* _WHAT NEEDS TO BE DONE_
Pictures in the data below are not part of the copy; transcribe everything else exactly.

──────

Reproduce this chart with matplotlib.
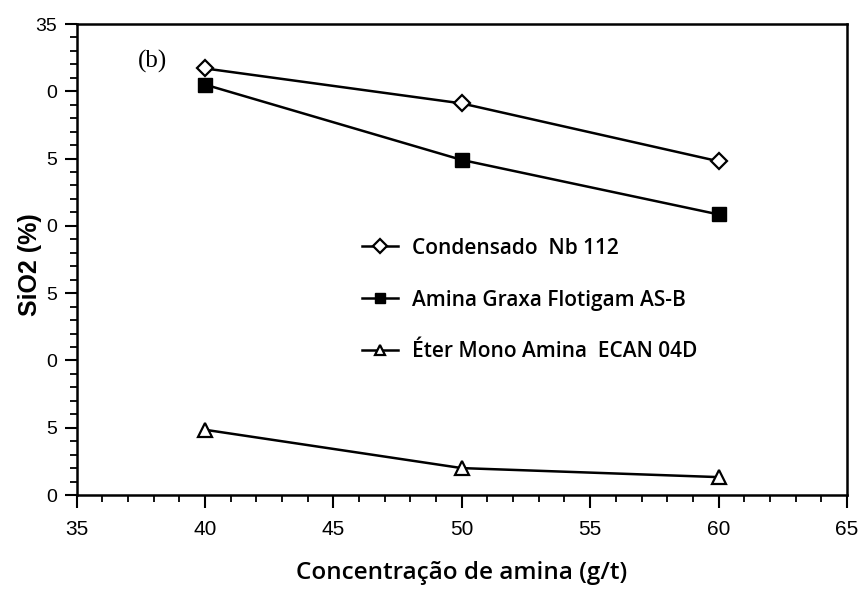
import matplotlib
matplotlib.use("Agg")
import matplotlib.pyplot as plt
from matplotlib.ticker import MultipleLocator, FixedLocator, FixedFormatter

conc = [40, 50, 60]
condensado = [31.7, 29.1, 24.8]
amina_graxa = [30.5, 24.9, 20.85]
eter_mono = [4.85, 2.0, 1.33]

labels = ["Condensado  Nb 112", "Amina Graxa Flotigam AS-B", "Éter Mono Amina  ECAN 04D"]
yticks = [0, 5, 10, 15, 20, 25, 30, 35]
ytick_labels = ["0", "5", "0", "5", "0", "5", "0", "35"]
xticks = [35, 40, 45, 50, 55, 60, 65]

fig = plt.figure(figsize=(8.61, 5.90), dpi=100)
ax = fig.add_axes([0.0889, 0.161, 0.8948, 0.7983])

lw = 1.8
ax.plot(conc, condensado, color="black", lw=lw, marker="D", ms=8, mfc="white",
        mec="black", mew=1.6, label=labels[0])
ax.plot(conc, amina_graxa, color="black", lw=lw, marker="s", ms=9.5, mfc="black",
        mec="black", label=labels[1])
ax.plot(conc, eter_mono, color="black", lw=lw, marker="^", ms=10, mfc="white",
        mec="black", mew=1.6, label=labels[2])

ax.set_xlim(35, 65)
ax.set_ylim(0, 35)
ax.xaxis.set_major_locator(FixedLocator(xticks))
ax.xaxis.set_minor_locator(MultipleLocator(1))
ax.yaxis.set_major_locator(FixedLocator(yticks))
ax.yaxis.set_major_formatter(FixedFormatter(ytick_labels))
ax.yaxis.set_minor_locator(MultipleLocator(1))

for s in ax.spines.values():
    s.set_linewidth(1.8)

ax.tick_params(axis="both", which="major", direction="out", length=9, width=1.5, pad=5)
ax.tick_params(axis="both", which="minor", direction="out", length=5, width=1.3)
ax.tick_params(axis="y", labelsize=14)
ax.tick_params(axis="x", labelsize=15, pad=9)
for lab in ax.get_xticklabels() + ax.get_yticklabels():
    lab.set_fontfamily("Liberation Sans")

ax.set_xlabel("Concentração de amina (g/t)", fontfamily="Open Sans", fontsize=17.5,
              fontweight="semibold")
ax.xaxis.set_label_coords(0.5, -0.166)
ax.xaxis.label.set_va("center")
ax.set_ylabel("SiO2 (%)", fontfamily="Liberation Sans", fontsize=18,
              fontweight="bold")
ax.yaxis.set_label_coords(-0.045, 0.49)

ax.text(0.08, 0.921, "(b)", transform=ax.transAxes, fontfamily="Liberation Serif",
        fontsize=18, ha="left", va="center")

leg = ax.legend(loc="upper left", bbox_to_anchor=(0.36, 0.564), frameon=False,
                handlelength=1.7, handletextpad=0.7, labelspacing=1.48,
                prop={"family": "Open Sans", "size": 15, "weight": "semibold"},
                borderaxespad=0)
for h in leg.legend_handles:
    h.set_markersize(7.5)

fig.savefig("out.png", dpi=100)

──────

* _SOLUTION BELOW_
Reproduce this chart with matplotlib.
import matplotlib
matplotlib.use("Agg")
import matplotlib.pyplot as plt
from matplotlib.ticker import MultipleLocator, FixedLocator, FixedFormatter

conc = [40, 50, 60]
condensado = [31.7, 29.1, 24.8]
amina_graxa = [30.5, 24.9, 20.85]
eter_mono = [4.85, 2.0, 1.33]

labels = ["Condensado  Nb 112", "Amina Graxa Flotigam AS-B", "Éter Mono Amina  ECAN 04D"]
yticks = [0, 5, 10, 15, 20, 25, 30, 35]
ytick_labels = ["0", "5", "0", "5", "0", "5", "0", "35"]
xticks = [35, 40, 45, 50, 55, 60, 65]

fig = plt.figure(figsize=(8.61, 5.90), dpi=100)
ax = fig.add_axes([0.0889, 0.161, 0.8948, 0.7983])

lw = 1.8
ax.plot(conc, condensado, color="black", lw=lw, marker="D", ms=8, mfc="white",
        mec="black", mew=1.6, label=labels[0])
ax.plot(conc, amina_graxa, color="black", lw=lw, marker="s", ms=9.5, mfc="black",
        mec="black", label=labels[1])
ax.plot(conc, eter_mono, color="black", lw=lw, marker="^", ms=10, mfc="white",
        mec="black", mew=1.6, label=labels[2])

ax.set_xlim(35, 65)
ax.set_ylim(0, 35)
ax.xaxis.set_major_locator(FixedLocator(xticks))
ax.xaxis.set_minor_locator(MultipleLocator(1))
ax.yaxis.set_major_locator(FixedLocator(yticks))
ax.yaxis.set_major_formatter(FixedFormatter(ytick_labels))
ax.yaxis.set_minor_locator(MultipleLocator(1))

for s in ax.spines.values():
    s.set_linewidth(1.8)

ax.tick_params(axis="both", which="major", direction="out", length=9, width=1.5, pad=5)
ax.tick_params(axis="both", which="minor", direction="out", length=5, width=1.3)
ax.tick_params(axis="y", labelsize=14)
ax.tick_params(axis="x", labelsize=15, pad=9)
for lab in ax.get_xticklabels() + ax.get_yticklabels():
    lab.set_fontfamily("Liberation Sans")

ax.set_xlabel("Concentração de amina (g/t)", fontfamily="Open Sans", fontsize=17.5,
              fontweight="semibold")
ax.xaxis.set_label_coords(0.5, -0.166)
ax.xaxis.label.set_va("center")
ax.set_ylabel("SiO2 (%)", fontfamily="Liberation Sans", fontsize=18,
              fontweight="bold")
ax.yaxis.set_label_coords(-0.045, 0.49)

ax.text(0.08, 0.921, "(b)", transform=ax.transAxes, fontfamily="Liberation Serif",
        fontsize=18, ha="left", va="center")

leg = ax.legend(loc="upper left", bbox_to_anchor=(0.36, 0.564), frameon=False,
                handlelength=1.7, handletextpad=0.7, labelspacing=1.48,
                prop={"family": "Open Sans", "size": 15, "weight": "semibold"},
                borderaxespad=0)
for h in leg.legend_handles:
    h.set_markersize(7.5)

fig.savefig("out.png", dpi=100)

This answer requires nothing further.